Writing for the majority, Justice Samuel Alito said a union’s role as a “bargaining agent” and its right to require nonmembers to pay a fee were two characteristics that were “not inextricably linked.” He stressed that an individual who disagrees with the union _ and what it bargains for _ should have the right not to pay its dues.

Alito also said that if the court agreed with Illinois that the ruling in the 1977 case _ Abood v. Detroit Board of Education _ meant that the home health care workers in the current case must pay fees to the union, “we would approve an unprecedented violation of the bedrock principle that, except perhaps in the rarest of circumstances, no person in this country may be compelled to subsidize speech by a third party that he or she does not wish to support.”

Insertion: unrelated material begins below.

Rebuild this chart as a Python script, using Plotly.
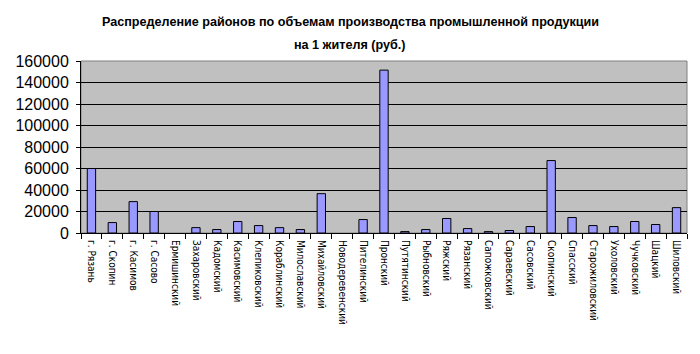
import plotly.graph_objects as go

districts = ["г. Рязань", "г. Скопин", "г. Касимов", "г. Сасово", "Ермишинский", "Захаровский",
             "Кадомский", "Касимовский", "Клепиковский", "Кораблинский", "Милославский",
             "Михайловский", "Новодеревенский", "Пителинский", "Пронский", "Путятинский",
             "Рыбновский", "Ряжский", "Рязанский", "Сапожковский", "Сараевский", "Сасовский",
             "Скопинский", "Спасский", "Старожиловский", "Ухоловский", "Чучковский", "Шацкий",
             "Шиловский"]
values = [60000, 9700, 29200, 20000, 0, 5000,
          3200, 10700, 6900, 5000, 3200,
          36600, 0, 12500, 151500, 1300,
          3200, 13500, 4100, 1300, 2300, 6000,
          67400, 14400, 6900, 6000, 10700, 7900,
          23600]
y_ticks = [0, 20000, 40000, 60000, 80000, 100000, 120000, 140000, 160000]
title_lines = ["Распределение районов по объемам производства промышленной продукции",
               "на 1 жителя (руб.)"]

fig = go.Figure(go.Bar(
    x=districts, y=values, width=0.4,
    marker=dict(color="#9999FF",
                line=dict(color="black", width=[1 if v > 0 else 0 for v in values])),
))

fig.update_layout(
    width=700, height=354,
    margin=dict(l=81, r=13, t=61, b=121),
    paper_bgcolor="white", plot_bgcolor="#C0C0C0",
    showlegend=False,
)
title_font = dict(family="Liberation Sans, Arial", size=12.6, color="black")
for i, line in enumerate(title_lines):
    fig.add_annotation(text=f"<b>{line}</b>", xref="paper", yref="paper",
                       x=0.444, y=1 + (39 - 23 * i) / 172, xanchor="center", yanchor="middle",
                       showarrow=False, font=title_font)
fig.update_xaxes(
    type="category", tickangle=90,
    tickfont=dict(family="Liberation Sans Narrow, DejaVu Sans Condensed, Liberation Sans", size=10, color="black"),
    tickson="boundaries", ticks="outside", ticklen=5, tickcolor="black", ticklabelstandoff=4,
    showline=True, linecolor="black", linewidth=1, showgrid=False,
)
fig.update_yaxes(
    range=[0, 160000], tickvals=y_ticks, ticktext=[str(v) for v in y_ticks],
    tickfont=dict(family="Liberation Sans, Arial", size=16, color="black"),
    showgrid=True, gridcolor="black", gridwidth=1,
    ticks="outside", ticklen=4, tickcolor="black", ticklabelstandoff=4,
    showline=True, linecolor="black", linewidth=1, zeroline=False,
)
fig.add_shape(type="rect", xref="paper", yref="paper", x0=0, x1=1, y0=0, y1=1,
              line=dict(color="#808080", width=1), layer="below")

fig.write_html("out.html")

Though not unionized, the plaintiff in the case, home health care worker Pamela Harris, was required to pay a fee to Service Employees International Union Healthcare Illinois-Indiana because of a contract between the state and the union. Her attorneys, from the National Right to Work Legal Defense Foundation, argued that the requirement violated her First Amendment rights.

Alito said applying Abood in the case before the court would have been tantamount to a “significant expansion” of the 1977 decision because Abood “has clear boundaries; it applies to public employees. Extending those boundaries to encompass partial-public employees, quasi-public employees or simply private employees would invite problems.”

Justice Elena Kagan applauded the majority’s decision not to overturn the 1977 ruling. But in her dissent, she criticized Alito’s distinction between home health care workers and public employees. Because Illinois sets employment standards such as wages and insurance, Kagan argued, the distinction between “partial” and “full-fledged” public employees was negligible.

“It is not altogether easy to understand why the majority thinks what it thinks,” Kagan wrote. “Today’s opinion takes the tack of throwing everything against the wall in the hope that something might stick.”

Monday was the court’s last day of this session. It will take up a new set of cases in October.

(Correction: in an earlier version, the reporter’s name was misspelled.)